Challenge: Leaving out every picture, copy the lines of the data exactly, from the first through the line containing "const outXTickLabels = ['0', '0.5', '1', '1.5', '2', '2.5'];".
• • •
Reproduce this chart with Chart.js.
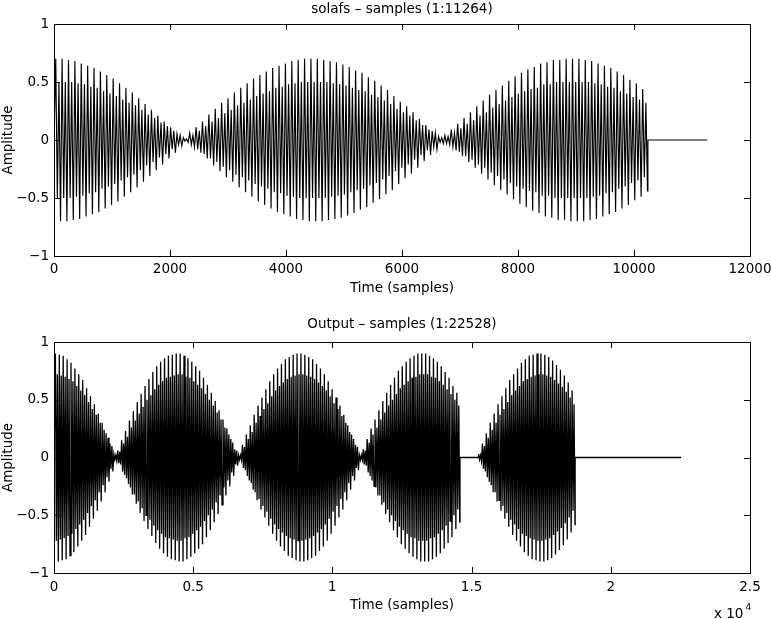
<!DOCTYPE html>
<html><head><meta charset="utf-8">
<script src="https://cdn.jsdelivr.net/npm/chart.js@4.4.1/dist/chart.umd.min.js"></script>
<style>
html,body{margin:0;padding:0;background:#fff;}
#wrap{position:relative;width:771px;height:619px;background:#fff;}
#c1{position:absolute;left:0;top:0;}
#c2{position:absolute;left:0;top:310px;}
</style></head><body>
<div id="wrap"><canvas id="c1" width="771" height="310"></canvas><canvas id="c2" width="771" height="309"></canvas></div>
<script>
// ---------- tick labels ----------
const yTickLabels = ['\u22121', '\u22120.5', '0', '0.5', '1'];
const topXTickLabels = ['0', '2000', '4000', '6000', '8000', '10000', '12000'];
const outXTickLabels = ['0', '0.5', '1', '1.5', '2', '2.5'];

// ---------- top signal (solafs input), one entry per pitch cycle ----------
const topCycleLength = 110;
const topCycleStarts = [30,140,250,360,470,580,690,800,910,1020,
1130,1240,1350,1460,1570,1680,1790,1900,2010,2120,
2230,2340,2450,2560,2670,2780,2890,3000,3110,3220,
3330,3440,3550,3660,3770,3880,3990,4100,4210,4320,
4430,4540,4650,4760,4870,4980,5090,5200,5310,5420,
5530,5640,5750,5860,5970,6080,6190,6300,6410,6520,
6630,6740,6850,6960,7070,7180,7290,7400,7510,7620,
7730,7840,7950,8060,8170,8280,8390,8500,8610,8720,
8830,8940,9050,9160,9270,9380,9490,9600,9710,9820,
9930,10040,10150];
const topMainPeaks = [0.70,0.70,0.69,0.68,0.66,0.64,0.62,0.59,0.56,0.53,
0.49,0.45,0.41,0.36,0.31,0.26,0.21,0.16,0.11,0.05,
0.02,0.06,0.11,0.16,0.22,0.27,0.32,0.36,0.41,0.45,
0.49,0.53,0.56,0.59,0.62,0.64,0.66,0.68,0.69,0.70,
0.70,0.70,0.69,0.68,0.67,0.65,0.63,0.60,0.58,0.54,
0.51,0.47,0.43,0.38,0.33,0.29,0.24,0.18,0.13,0.08,
0.03,0.04,0.09,0.14,0.19,0.24,0.29,0.34,0.39,0.43,
0.47,0.51,0.55,0.58,0.61,0.63,0.66,0.67,0.69,0.69,
0.70,0.70,0.70,0.69,0.68,0.66,0.64,0.62,0.59,0.56,
0.52,0.49,0.44];
const topSecondPeaks = [0.50,0.50,0.50,0.49,0.48,0.46,0.45,0.42,0.40,0.38,
0.35,0.32,0.30,0.26,0.22,0.19,0.15,0.12,0.08,0.04,
0.01,0.04,0.08,0.12,0.16,0.19,0.23,0.26,0.30,0.32,
0.35,0.38,0.40,0.42,0.45,0.46,0.48,0.49,0.50,0.50,
0.50,0.50,0.50,0.49,0.48,0.47,0.45,0.43,0.42,0.39,
0.37,0.34,0.31,0.27,0.24,0.21,0.17,0.13,0.09,0.06,
0.02,0.03,0.06,0.10,0.14,0.17,0.21,0.24,0.28,0.31,
0.34,0.37,0.40,0.42,0.44,0.45,0.48,0.48,0.50,0.50,
0.50,0.50,0.50,0.50,0.49,0.48,0.46,0.45,0.42,0.40,
0.37,0.35,0.32];
const topLeadX = [1];
const topSilenceX = [10240, 11264];

// ---------- bottom signal (output), one entry per pitch cycle ----------
const outCycleLength = 140;
const outStartsA = [50,190,330,470,610,750,890,1030,1170,1310,
1450,1590,1730,1870,2010,2150,2290,2430,2570,2710,
2850,2990,3130,3270,3410,3550,3690,3830,3970,4110,
4250,4390,4530,4670,4810,4950,5090,5230,5370,5510,
5650,5790,5930,6070,6210,6350,6490,6630,6770,6910,
7050,7190,7330,7470,7610,7750,7890,8030,8170,8310,
8450,8590,8730,8870,9010,9150,9290,9430,9570,9710,
9850,9990,10130,10270,10410,10550,10690,10830,10970,11110,
11250,11390,11530,11670,11810,11950,12090,12230,12370,12510,
12650,12790,12930,13070,13210,13350,13490,13630,13770,13910,
14050,14190,14330,14470];
const outMainA = [0.90,0.89,0.88,0.85,0.82,0.77,0.72,0.67,0.60,0.53,
0.46,0.38,0.30,0.21,0.12,0.03,0.06,0.15,0.23,0.32,
0.40,0.48,0.55,0.62,0.68,0.74,0.79,0.83,0.86,0.88,
0.89,0.90,0.90,0.88,0.86,0.83,0.79,0.75,0.69,0.63,
0.56,0.49,0.41,0.33,0.25,0.16,0.07,0.02,0.11,0.20,
0.28,0.37,0.45,0.52,0.59,0.66,0.72,0.77,0.81,0.85,
0.87,0.89,0.90,0.90,0.89,0.87,0.85,0.81,0.77,0.72,
0.66,0.59,0.52,0.45,0.37,0.28,0.20,0.11,0.02,0.07,
0.16,0.25,0.33,0.41,0.49,0.56,0.63,0.69,0.75,0.79,
0.83,0.86,0.88,0.90,0.90,0.90,0.88,0.86,0.83,0.79,
0.74,0.69,0.62,0.56];
const outSecondA = [0.72,0.71,0.70,0.68,0.66,0.62,0.58,0.54,0.48,0.42,
0.37,0.30,0.24,0.17,0.10,0.02,0.05,0.12,0.18,0.26,
0.32,0.38,0.44,0.50,0.54,0.59,0.63,0.66,0.69,0.70,
0.71,0.72,0.72,0.70,0.69,0.66,0.63,0.60,0.55,0.50,
0.45,0.39,0.33,0.26,0.20,0.13,0.06,0.02,0.09,0.16,
0.22,0.30,0.36,0.42,0.47,0.53,0.58,0.62,0.65,0.68,
0.70,0.71,0.72,0.72,0.71,0.70,0.68,0.65,0.62,0.58,
0.53,0.47,0.42,0.36,0.30,0.22,0.16,0.09,0.02,0.06,
0.13,0.20,0.26,0.33,0.39,0.45,0.50,0.55,0.60,0.63,
0.66,0.69,0.70,0.72,0.72,0.72,0.70,0.69,0.66,0.63,
0.59,0.55,0.50,0.45];
const outStartsB = [15250,15390,15530,15670,15810,15950,16090,16230,16370,16510,
16650,16790,16930,17070,17210,17350,17490,17630,17770,17910,
18050,18190,18330,18470,18610];
const outMainB = [0.03,0.12,0.21,0.30,0.38,0.46,0.53,0.60,0.67,0.72,
0.77,0.82,0.85,0.88,0.89,0.90,0.90,0.89,0.87,0.84,
0.80,0.76,0.71,0.65,0.58];
const outSecondB = [0.02,0.10,0.17,0.24,0.30,0.37,0.42,0.48,0.54,0.58,
0.62,0.66,0.68,0.70,0.71,0.72,0.72,0.71,0.70,0.67,
0.64,0.61,0.57,0.52,0.46];
const outLeadX = [1];
const outGapX = [14583, 15240];
const outSilenceX = [18720, 22528];

// ---------- build line points from the arrays ----------
function cyclePoints(starts, main, second, cycle) {
  const q = cycle / 4, pts = [];
  for (let i = 0; i < starts.length; i++) {
    const s = starts[i];
    pts.push({x: s, y: main[i]}, {x: s + q, y: -second[i]},
             {x: s + 2 * q, y: second[i]}, {x: s + 3 * q, y: -main[i]});
  }
  return pts;
}
const zeros = xs => xs.map(x => ({x, y: 0}));

const topData = [...zeros(topLeadX),
  ...cyclePoints(topCycleStarts, topMainPeaks, topSecondPeaks, topCycleLength),
  ...zeros(topSilenceX)];
const outData = [...zeros(outLeadX),
  ...cyclePoints(outStartsA, outMainA, outSecondA, outCycleLength),
  ...zeros(outGapX),
  ...cyclePoints(outStartsB, outMainB, outSecondB, outCycleLength),
  ...zeros(outSilenceX)];

// ---------- drawing ----------
const FONT = '"DejaVu Sans", "Liberation Sans", Arial, sans-serif';
const FSIZE = 13.5;
Chart.defaults.font.family = FONT;
Chart.defaults.font.size = FSIZE;
Chart.defaults.color = '#000';

const framePlugin = {
  id: 'matlabFrame',
  afterDraw(chart, args, o) {
    const ctx = chart.ctx, a = chart.chartArea;
    const xs = chart.scales.x, ys = chart.scales.y;
    const L = Math.round(a.left), R = Math.round(a.right), T = Math.round(a.top), B = Math.round(a.bottom);
    ctx.save();
    ctx.strokeStyle = '#000';
    ctx.lineWidth = 1;
    ctx.strokeRect(L + 0.5, T + 0.5, R - L, B - T);
    ctx.beginPath();
    xs.ticks.forEach(t => {
      const px = Math.round(xs.getPixelForValue(t.value)) + 0.5;
      ctx.moveTo(px, B); ctx.lineTo(px, B - 6);
      ctx.moveTo(px, T); ctx.lineTo(px, T + 6);
    });
    ys.ticks.forEach(t => {
      const py = Math.round(ys.getPixelForValue(t.value)) + 0.5;
      ctx.moveTo(L, py); ctx.lineTo(L + 6, py);
      ctx.moveTo(R, py); ctx.lineTo(R - 6, py);
    });
    ctx.stroke();
    ctx.fillStyle = '#000';
    ctx.font = FSIZE + 'px ' + FONT;
    ctx.textAlign = 'center';
    ctx.textBaseline = 'middle';
    const cx = (a.left + a.right) / 2, cy = (a.top + a.bottom) / 2;
    ctx.fillText(o.title, cx, o.titleY);
    ctx.fillText(o.xLabel, cx, o.xLabelY);
    ctx.save();
    ctx.translate(o.yLabelX, cy);
    ctx.rotate(-Math.PI / 2);
    ctx.fillText(o.yLabel, 0, 0);
    ctx.restore();
    if (o.exponent) {
      ctx.textAlign = 'left';
      ctx.fillText(o.exponent.base, o.exponent.x, o.exponent.y);
      const w = ctx.measureText(o.exponent.base).width;
      ctx.font = '9px ' + FONT;
      ctx.fillText(o.exponent.power, o.exponent.x + w + 2, o.exponent.y - 6);
    }
    ctx.restore();
  }
};

function makeChart(id, data, cfg) {
  return new Chart(document.getElementById(id), {
    type: 'line',
    data: { datasets: [{ data, borderColor: '#000', borderWidth: cfg.lineWidth, pointRadius: 0,
                         fill: false, tension: 0 }] },
    options: {
      responsive: false, animation: false, devicePixelRatio: 1,
      parsing: false, normalized: true,
      layout: { padding: { left: 0, right: 21, top: cfg.padTop, bottom: 0 } },
      plugins: {
        legend: { display: false }, tooltip: { enabled: false }, title: { display: false },
        matlabFrame: cfg.frame
      },
      scales: {
        x: {
          type: 'linear', min: 0, max: cfg.xMax,
          grid: { display: false, drawTicks: false }, border: { display: false },
          ticks: { stepSize: cfg.xStep, padding: cfg.xPad, maxRotation: 0, autoSkip: false,
                   callback: (v, i) => cfg.xLabels[i] },
          afterFit: s => { s.height = cfg.xHeight; s.paddingLeft = 0; s.paddingRight = 0; }
        },
        y: {
          type: 'linear', min: -1, max: 1,
          grid: { display: false, drawTicks: false }, border: { display: false },
          ticks: { stepSize: 0.5, padding: 5, callback: (v, i) => yTickLabels[i] },
          afterFit: s => { s.width = 54; s.paddingTop = 0; s.paddingBottom = 0; }
        }
      }
    },
    plugins: [framePlugin]
  });
}

makeChart('c1', topData, {
  padTop: 24, xMax: 12000, xStep: 2000, xPad: 5, xHeight: 54, xLabels: topXTickLabels, lineWidth: 1.15,
  frame: { title: 'solafs \u2013 samples (1:11264)', titleY: 9, xLabel: 'Time (samples)', xLabelY: 288,
           yLabel: 'Amplitude', yLabelX: 8 }
});
makeChart('c2', outData, {
  padTop: 32, xMax: 25000, xStep: 5000, xPad: 6, xHeight: 46, xLabels: outXTickLabels, lineWidth: 1.3,
  frame: { title: 'Output \u2013 samples (1:22528)', titleY: 14, xLabel: 'Time (samples)', xLabelY: 295.5,
           yLabel: 'Amplitude', yLabelX: 8,
           exponent: { base: 'x 10', power: '4', x: 714, y: 304 } }
});
</script>
</body></html>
• • •
Written answer:
Reproduce this chart with Chart.js.
<!DOCTYPE html>
<html><head><meta charset="utf-8">
<script src="https://cdn.jsdelivr.net/npm/chart.js@4.4.1/dist/chart.umd.min.js"></script>
<style>
html,body{margin:0;padding:0;background:#fff;}
#wrap{position:relative;width:771px;height:619px;background:#fff;}
#c1{position:absolute;left:0;top:0;}
#c2{position:absolute;left:0;top:310px;}
</style></head><body>
<div id="wrap"><canvas id="c1" width="771" height="310"></canvas><canvas id="c2" width="771" height="309"></canvas></div>
<script>
// ---------- tick labels ----------
const yTickLabels = ['\u22121', '\u22120.5', '0', '0.5', '1'];
const topXTickLabels = ['0', '2000', '4000', '6000', '8000', '10000', '12000'];
const outXTickLabels = ['0', '0.5', '1', '1.5', '2', '2.5'];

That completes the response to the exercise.